From the material below, list every line containing "that".

[start INPUT DATA]

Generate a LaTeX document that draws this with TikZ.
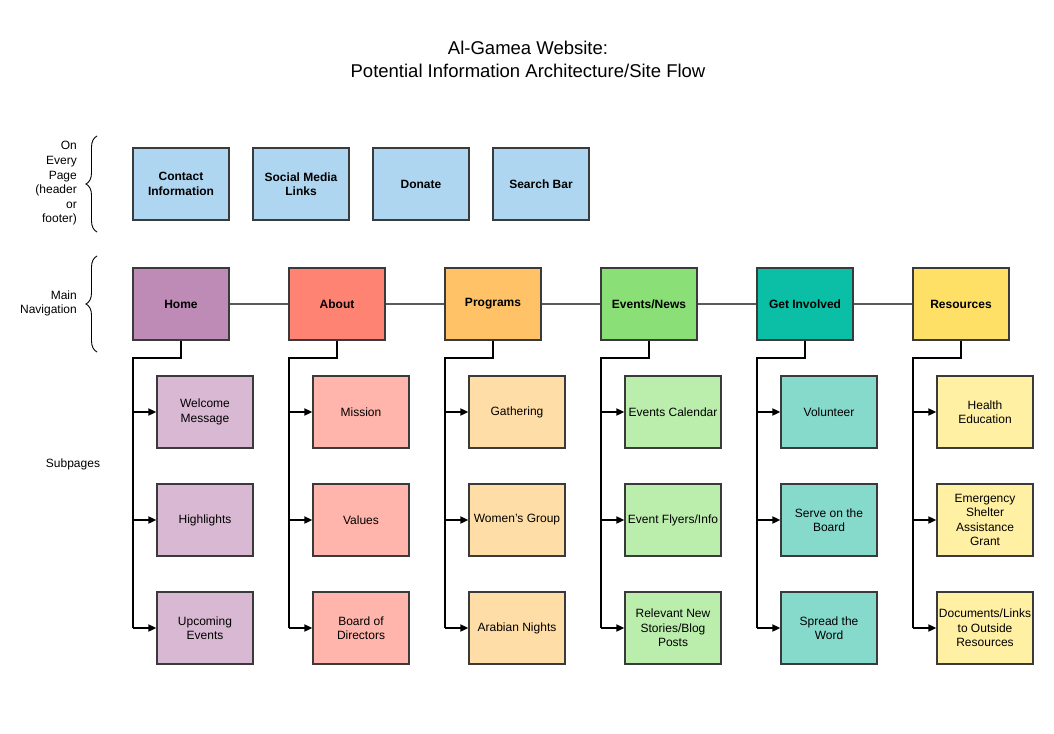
\documentclass[tikz,border=0pt]{standalone}
\usepackage{fontspec}
\setmainfont{Liberation Sans}
\usetikzlibrary{arrows.meta,decorations.pathreplacing}
\definecolor{topc}{HTML}{AED6F1}
\definecolor{homec}{HTML}{BE8BB6}\definecolor{homes}{HTML}{D9B8D3}
\definecolor{aboutc}{HTML}{FF8373}\definecolor{abouts}{HTML}{FFB5AB}
\definecolor{progc}{HTML}{FFC266}\definecolor{progs}{HTML}{FFDDA6}
\definecolor{evc}{HTML}{8AE076}\definecolor{evs}{HTML}{BBEEAD}
\definecolor{gic}{HTML}{0BBFA6}\definecolor{gis}{HTML}{85DACC}
\definecolor{resc}{HTML}{FFE066}\definecolor{ress}{HTML}{FFF0A3}
\definecolor{bord}{HTML}{3A3A3A}
\definecolor{mainline}{HTML}{5A5A5A}
\begin{document}
\begin{tikzpicture}[x=1pt,y=-1pt,
  box/.style={draw=bord, line width=1.3pt, minimum width=96pt, minimum height=72pt,
    inner sep=1pt, align=center, font=\fontsize{12}{14.4}\selectfont},
  bbox/.style={box, font=\fontsize{12}{14.4}\selectfont\bfseries},
  lbl/.style={align=right, inner sep=0pt, font=\fontsize{12}{14.6}\selectfont},
  mainconn/.style={draw=mainline, line width=1.6pt},
  subconn/.style={draw=black, line width=1.8pt},
  arr/.style={subconn, -{Triangle[length=8pt,width=7pt]}},
  brc/.style={draw=black, line width=0.9pt, decorate, decoration={brace, amplitude=11pt}}]
\useasboundingbox (0,0) rectangle (1054,733);
\node[align=center, inner sep=0pt, font=\fontsize{18.5}{23}\selectfont] (title) at (528,59.5)
  {Al-Gamea Website:\\Potential Information Architecture/Site Flow};
% left labels
\node[lbl, anchor=east] (lab1) at (77,183.5) {On\\Every\\Page\\(header\\or\\footer)};
\node[lbl, anchor=east] (lab2) at (77,303.5) {Main\\Navigation};
\node[lbl] (lab3) at (73,464) {Subpages};
\draw[brc] (97,232) -- (97,136);
\draw[brc] (97,352) -- (97,256);
% top row
\node[bbox, fill=topc] (t1) at (181,184) {Contact\\Information};
\node[bbox, fill=topc] (t2) at (301,184) {Social Media\\Links};
\node[bbox, fill=topc] (t3) at (421,184) {Donate};
\node[bbox, fill=topc] (t4) at (541,184) {Search Bar};
% main + subs
\foreach \i/\mc/\sc/\mt/\sa/\sb/\sd in {
  0/homec/homes/Home/{Welcome\\Message}/Highlights/{Upcoming\\Events},
  1/aboutc/abouts/About/Mission/Values/{Board of\\Directors},
  2/progc/progs/Programs/Gathering/{Women's Group}/{Arabian Nights},
  3/evc/evs/{Events/News}/{Events Calendar}/{Event Flyers/Info}/{Relevant New\\Stories/Blog\\Posts},
  4/gic/gis/{Get Involved}/Volunteer/{Serve on the\\Board}/{Spread the\\Word},
  5/resc/ress/Resources/{Health\\Education}/{Emergency\\Shelter\\Assistance\\Grant}/{Documents/Links\\to Outside\\Resources}}
{
  \pgfmathsetmacro{\xx}{133+156*\i}
  \node[bbox, fill=\mc] (m\i) at (\xx+48,304) {\mt};
  \node[box, fill=\sc] (s\i a) at (\xx+72,412) {\sa};
  \node[box, fill=\sc] (s\i b) at (\xx+72,520) {\sb};
  \node[box, fill=\sc] (s\i c) at (\xx+72,628) {\sd};
  \coordinate (j\i) at (\xx,358);
  \draw[subconn] (m\i.south) |- (j\i) -- (j\i |- s\i c.west);
  \draw[arr] (j\i |- s\i a.west) -- (s\i a.west);
  \draw[arr] (j\i |- s\i b.west) -- (s\i b.west);
  \draw[arr] (j\i |- s\i c.west) -- (s\i c.west);
}
\foreach \a/\b in {0/1,1/2,2/3,3/4,4/5}
  \draw[mainconn] (m\a.east) -- (m\b.west);
\end{tikzpicture}
\end{document}
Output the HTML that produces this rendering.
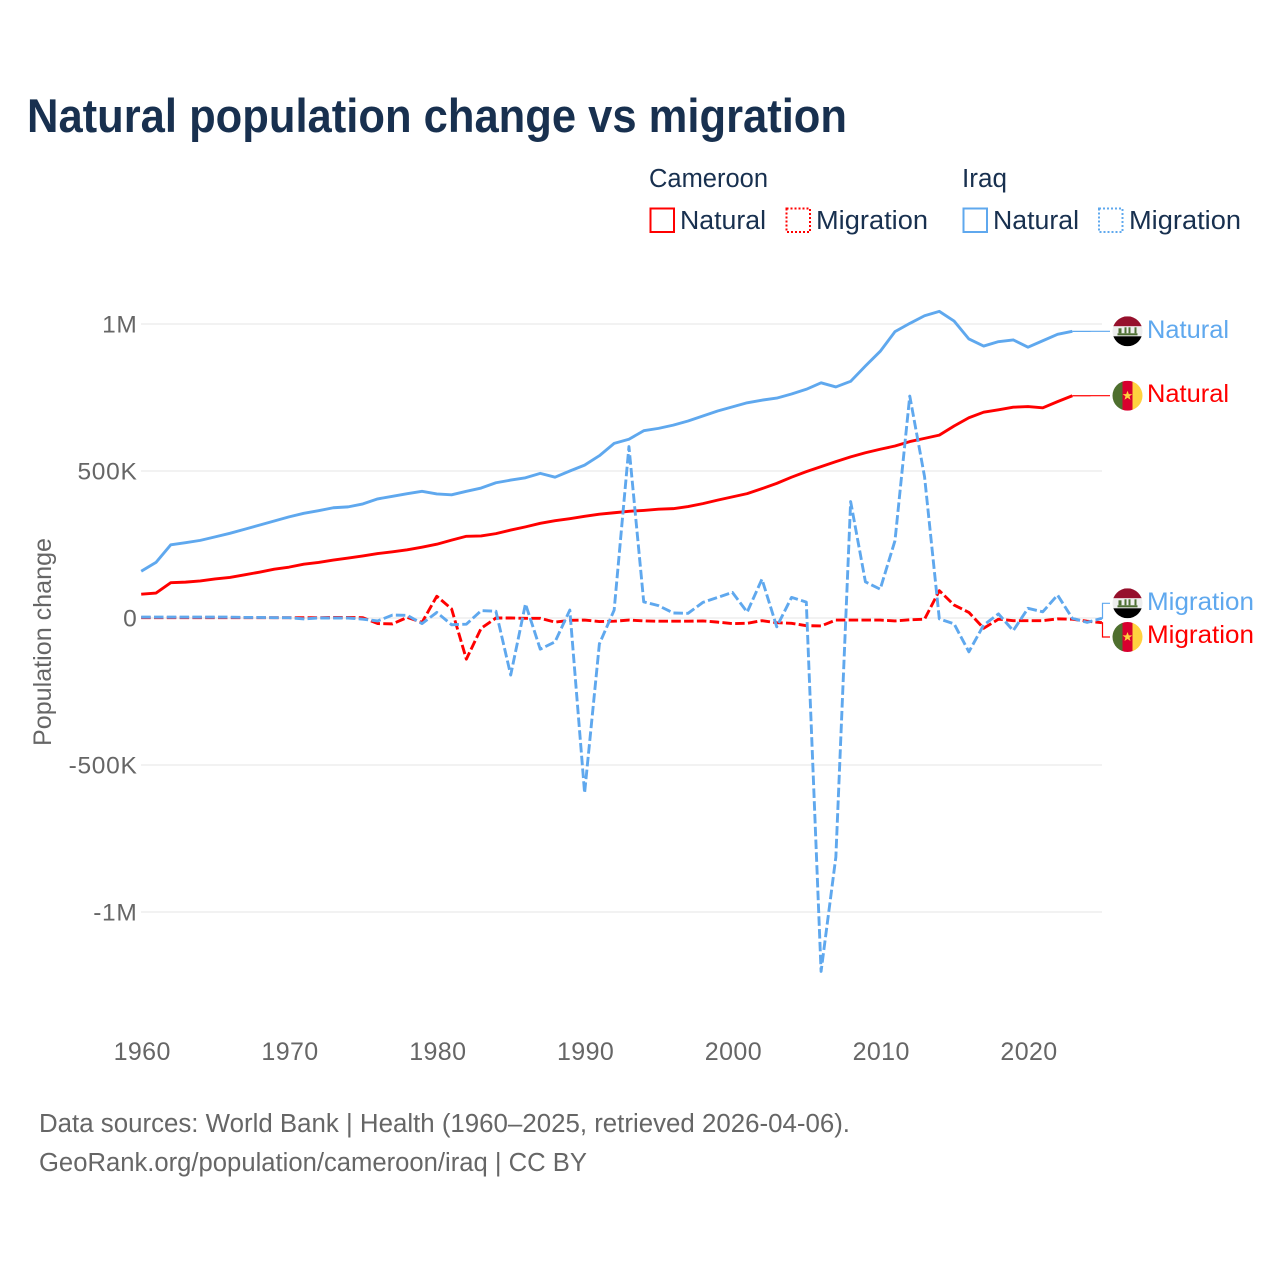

[end INPUT DATA]

_SOLUTION FOR THIS PROBLEM_
Generate a LaTeX document that draws this with TikZ.
Output the HTML that produces this rendering.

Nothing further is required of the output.